Peter Cushing played Moff Tarkin in the original Star Wars movie. He died in 1994, but as the character had a central role in the prequel, they used a mix of CGI and a stand-in actor to resurrect the character.

It has raised moral issues about the role of technology and what it means moving forwards, but Kroll has defended their actions.

Speaking to Yahoo Movies, he said: "We weren't doing anything that I think Peter Cushing would've objected to. I think this work was done with a great deal of affection and care.

"We know that Peter Cushing was very proud of his involvement in Star Wars and had said as much, and that he regretted that he never got a chance to be in another Star Wars film because George [Lucas] had killed off his character."

Kroll added that it was done in consultation with Cushing's estate, saying: "We wouldn't do this if the estate had objected or didn't feel comfortable with this idea."

A report over the weekend suggested Lucasfilm and Disney were looking to resurrect Carrie Fisher for the ninth Star Wars movie, after the actress's unexpected death in December 2016. It was later denied by Disney.

READ MORE:
Disney denies they are negotiating to digitally resurrect Carrie Fisher

Fisher, however, was a fan of her digitally de-ageing in the final shot of Rogue One, according to Kroll.

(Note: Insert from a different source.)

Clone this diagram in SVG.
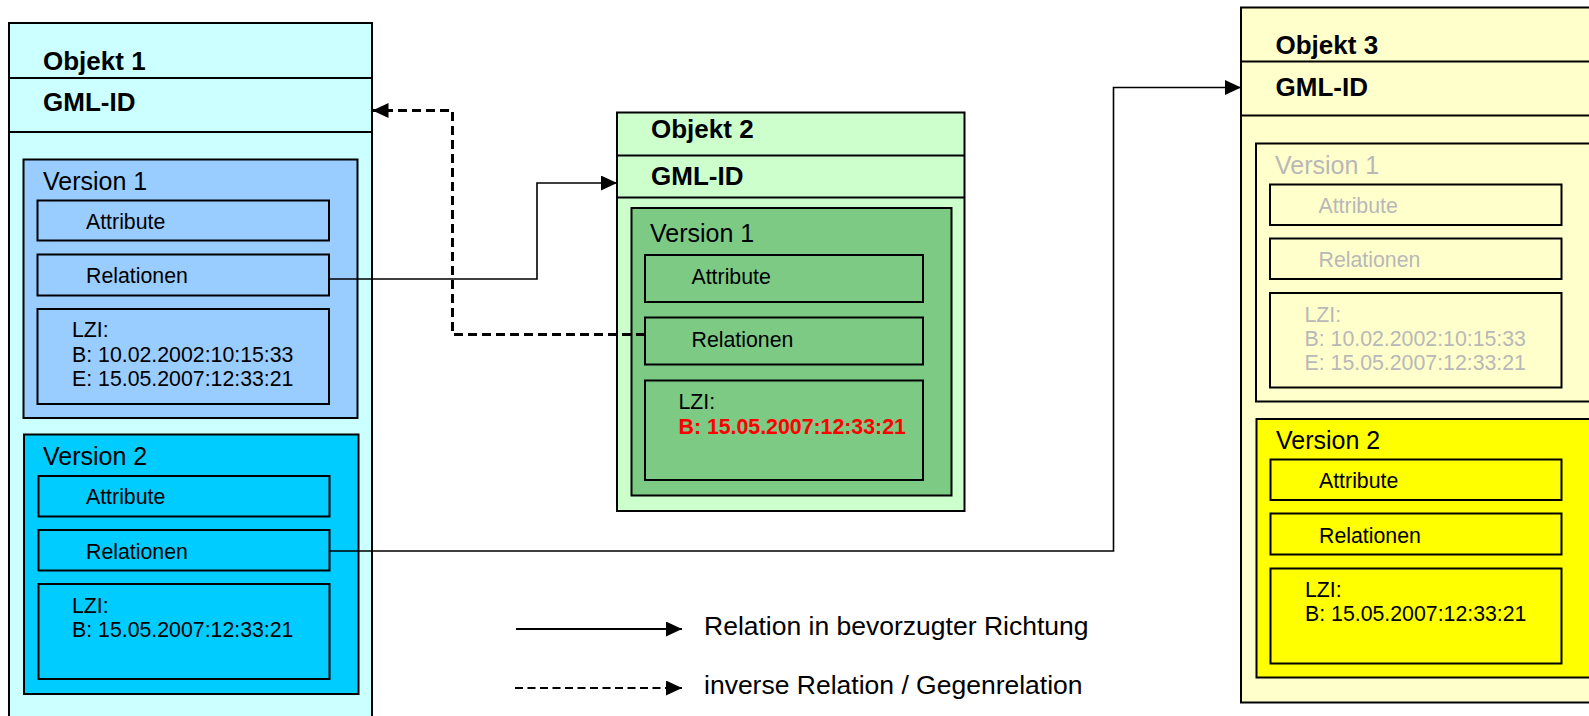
<svg xmlns="http://www.w3.org/2000/svg" width="1589" height="716" viewBox="0 0 1589 716">
<defs>
<style>
.b{stroke:#000;stroke-width:2}
.hd{font-family:"Liberation Sans",Arial,sans-serif;font-weight:bold;font-size:26px;fill:#000}
.ver{font-family:"Liberation Sans",Arial,sans-serif;font-size:25px;fill:#000}
.t{font-family:"Liberation Sans",Arial,sans-serif;font-size:21.3px;fill:#000}
.g{fill:#B8B8B8}
.red{fill:#FF0000;font-weight:bold}
.lg{font-family:"Liberation Sans",Arial,sans-serif;font-size:26.5px;fill:#000}
.c{fill:none;stroke:#000;stroke-width:1.6}
.d{fill:none;stroke:#000;stroke-width:3;stroke-dasharray:9 5}
</style>
<marker id="ah" markerUnits="userSpaceOnUse" markerWidth="16" markerHeight="15" refX="16" refY="7.5" orient="auto">
<path d="M0,0 L16,7.5 L0,15 z" fill="#000"/>
</marker>
</defs>
<rect width="1589" height="716" fill="#fff"/>

<g id="objekt1">
<rect x="9" y="23" width="363" height="710" fill="#CCFFFF" class="b"/>
<line x1="9" y1="78" x2="372" y2="78" class="b"/>
<line x1="9" y1="132" x2="372" y2="132" class="b"/>
<text x="43" y="70" class="hd">Objekt 1</text>
<text x="43" y="111" class="hd">GML-ID</text>
<g id="o1v1">
<rect x="23.5" y="159.5" width="334" height="258.5" fill="#99CCFF" class="b"/>
<text x="43" y="190" class="ver">Version 1</text>
<rect x="37.5" y="200.5" width="291.5" height="40" fill="#99CCFF" class="b"/>
<text x="86" y="229" class="t">Attribute</text>
<rect x="37.5" y="254.5" width="291.5" height="41" fill="#99CCFF" class="b"/>
<text x="86" y="283" class="t">Relationen</text>
<rect x="37.5" y="309" width="291.5" height="95" fill="#99CCFF" class="b"/>
<text x="72" y="337" class="t">LZI:</text>
<text x="72" y="361.5" class="t">B: 10.02.2002:10:15:33</text>
<text x="72" y="385.5" class="t">E: 15.05.2007:12:33:21</text>
</g>
<g id="o1v2">
<rect x="24" y="434.5" width="334.5" height="259.5" fill="#00CCFF" class="b"/>
<text x="43" y="465" class="ver">Version 2</text>
<rect x="38.5" y="476" width="291" height="40.5" fill="#00CCFF" class="b"/>
<text x="86" y="504" class="t">Attribute</text>
<rect x="38.5" y="530" width="291" height="40.5" fill="#00CCFF" class="b"/>
<text x="86" y="558.5" class="t">Relationen</text>
<rect x="38.5" y="584" width="291" height="95" fill="#00CCFF" class="b"/>
<text x="72" y="612.5" class="t">LZI:</text>
<text x="72" y="636.5" class="t">B: 15.05.2007:12:33:21</text>
</g>
</g>

<g id="objekt2">
<rect x="617" y="112.5" width="347.5" height="398.5" fill="#CCFFCC" class="b"/>
<line x1="617" y1="155.5" x2="964.5" y2="155.5" class="b"/>
<line x1="617" y1="197.5" x2="964.5" y2="197.5" class="b"/>
<text x="651" y="137.5" class="hd">Objekt 2</text>
<text x="651" y="185" class="hd">GML-ID</text>
<g id="o2v1">
<rect x="631.5" y="208" width="320" height="287.5" fill="#7DCA85" class="b"/>
<text x="650" y="241.5" class="ver">Version 1</text>
<rect x="645" y="255" width="278" height="47" fill="#7DCA85" class="b"/>
<text x="691.5" y="283.5" class="t">Attribute</text>
<rect x="645" y="317.5" width="278" height="47" fill="#7DCA85" class="b"/>
<text x="691.5" y="346.5" class="t">Relationen</text>
<rect x="645" y="380.5" width="278" height="99.5" fill="#7DCA85" class="b"/>
<text x="678.5" y="409" class="t">LZI:</text>
<text x="678.5" y="433.5" class="t red">B: 15.05.2007:12:33:21</text>
</g>
</g>

<g id="objekt3">
<rect x="1241" y="7.5" width="380" height="695" fill="#FFFFCC" class="b"/>
<line x1="1241" y1="61.5" x2="1600" y2="61.5" class="b"/>
<line x1="1241" y1="115.5" x2="1600" y2="115.5" class="b"/>
<text x="1275.5" y="53.5" class="hd">Objekt 3</text>
<text x="1275.5" y="95.5" class="hd">GML-ID</text>
<g id="o3v1">
<rect x="1256" y="143.5" width="360" height="258" fill="#FFFFCC" class="b"/>
<text x="1275" y="173.5" class="ver g">Version 1</text>
<rect x="1270" y="184.5" width="291.5" height="40.5" fill="#FFFFCC" class="b"/>
<text x="1318.5" y="212.5" class="t g">Attribute</text>
<rect x="1270" y="238.5" width="291.5" height="40.5" fill="#FFFFCC" class="b"/>
<text x="1318.5" y="266.5" class="t g">Relationen</text>
<rect x="1270" y="293" width="291.5" height="94.5" fill="#FFFFCC" class="b"/>
<text x="1304.5" y="321.5" class="t g">LZI:</text>
<text x="1304.5" y="345.5" class="t g">B: 10.02.2002:10:15:33</text>
<text x="1304.5" y="369.5" class="t g">E: 15.05.2007:12:33:21</text>
</g>
<g id="o3v2">
<rect x="1256.5" y="419" width="360" height="258.5" fill="#FFFF00" class="b"/>
<text x="1276" y="448.5" class="ver">Version 2</text>
<rect x="1270.5" y="459.5" width="291" height="40.5" fill="#FFFF00" class="b"/>
<text x="1319" y="487.5" class="t">Attribute</text>
<rect x="1270.5" y="513.5" width="291" height="41" fill="#FFFF00" class="b"/>
<text x="1319" y="542.5" class="t">Relationen</text>
<rect x="1270.5" y="568.5" width="291" height="95" fill="#FFFF00" class="b"/>
<text x="1305" y="596.5" class="t">LZI:</text>
<text x="1305" y="620.5" class="t">B: 15.05.2007:12:33:21</text>
</g>
</g>

<g id="connectors">
<polyline points="329,279 537,279 537,183 617,183" class="c" marker-end="url(#ah)"/>
<polyline points="645,334.5 452.5,334.5 452.5,110.5 372.5,110.5" class="d" marker-end="url(#ah)"/>
<polyline points="329.5,551 1113.5,551 1113.5,87.5 1241,87.5" class="c" marker-end="url(#ah)"/>
</g>

<g id="legend">
<line x1="516" y1="629" x2="682" y2="629" stroke="#000" stroke-width="2" marker-end="url(#ah)"/>
<text x="704" y="635" class="lg">Relation in bevorzugter Richtung</text>
<line x1="515" y1="688" x2="682" y2="688" stroke="#000" stroke-width="2" stroke-dasharray="8 4.5" marker-end="url(#ah)"/>
<text x="704" y="694" class="lg">inverse Relation / Gegenrelation</text>
</g>
</svg>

"Kathy [Kennedy, the producer of Star Wars] called me right after she showed it to [Fisher] and said how fantastic she thought it was. So she was very much in favour of it."

Kroll, who shares a story credit for Rogue One, also defended the CGI from criticism of how it looked.

"There are people that have said quite vehemently that it looks terrible and looks like a video game, and I will assert that that is not the case."

While no other actors are set for resurrection just yet, Martin Scorsese will reportedly digitally de-age Robert De Niro and Al Pacino for his upcoming project The Irishman.

Questions of morality have not affected the box office in any way. Rogue One has stormed the international box office, earning over US$1 billion in the month it has been in cinemas.